Di luar jalur utama terdapat jalur masyarakat lokal untuk mereka bertani, berkebun, dan mencari kayu bakar. Jalan ini biasanya hanya separuhnya yang dibuat jalur bebatuan sisanya masih berupa jalur tanah.
Setelah perjalanan yang cukup menguras tenaga, akhirnya kami tiba di rumah Abah Pulung. Di rumah Abah Pulung kami beristirahat sambil berbincang-bincang tentang Suku Baduy. Setelah cukup istirahat kami mulai memasak untuk makan sore, kami pun berbincang dengan Abah Pulung mengenai Suku Baduy.
Kata Abah Pulung, agama yang dianut oleh Suku Baduy adalah Slam Wiwitan yang dulunya adalah Sunda Wiwitan. Olehkarena Agama Sunda Wiwitan sudah menjadi nama agama di daerah lain di KTP, maka masyarakat baduy menyebut Agama mereka adalah Slam Wiwitan dengan ada penggabungan agama Islam di dalamnya. Karena daerah Ciboleger masuk dalam kerajaan Padjajaran, maka jika dilihat dari sejarah ke belakang ada Sunan Gunung Jati yang berdakwah di daerah Banten.

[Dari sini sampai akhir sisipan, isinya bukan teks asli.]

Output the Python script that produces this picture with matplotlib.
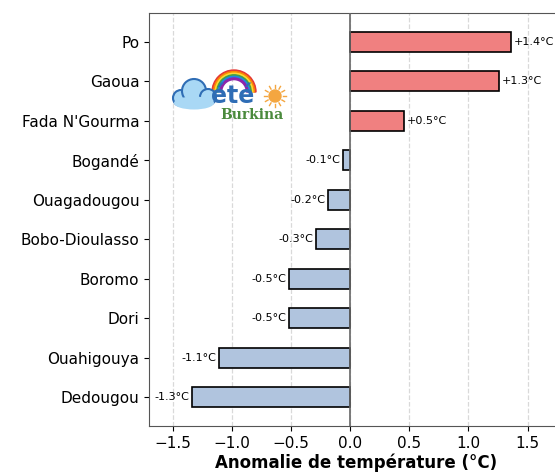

Sunan Gunung Jati pula yang akhirnya menjadikan Banten sebagai kerjaan Islam karena pengaruh kerajaan dahulu masyarakat Baduy menganut agama Islam tetapi hanya menerapkan berpuasa, dan itu pun puasanya bukan pada bulan Ramadhan. Masyarakat Suku Baduy berpuasa selama tiga bulan terakhir sebelum pergantian tahun pada sistem penanggalan tahun meraka. Masyarakat Baduy Luar dan Dalam akan berkumpul bersama untuk melakukan ibadah puasa mereka di Baduy Dalam. Oleh karena itu pada tiga bulan terakhir sebelum pergantian tahun mereka wilayah Baduy Dalam tidak bisa dimasuki oleh masyarakat luar, karena mereka sedang melakukan ibadah berpuasa. Masyarakat Baduy menyebut puasa selama 3 bulan itu adalah Puasa Kawalu. Puasa Kawalu dilakukan sama seperti yang dilakukan oleh orang Islam dan dalam 3 bulan itu masyarakat mendekatkan diri dengan Tuhan dan memanjatkan do’a agar selalu diberikan kelimpahan rezeki dan keselamatan dalam menjalani kehidupan dan kebanyakan masyarakat hanya berdiam diri di dalam rumah.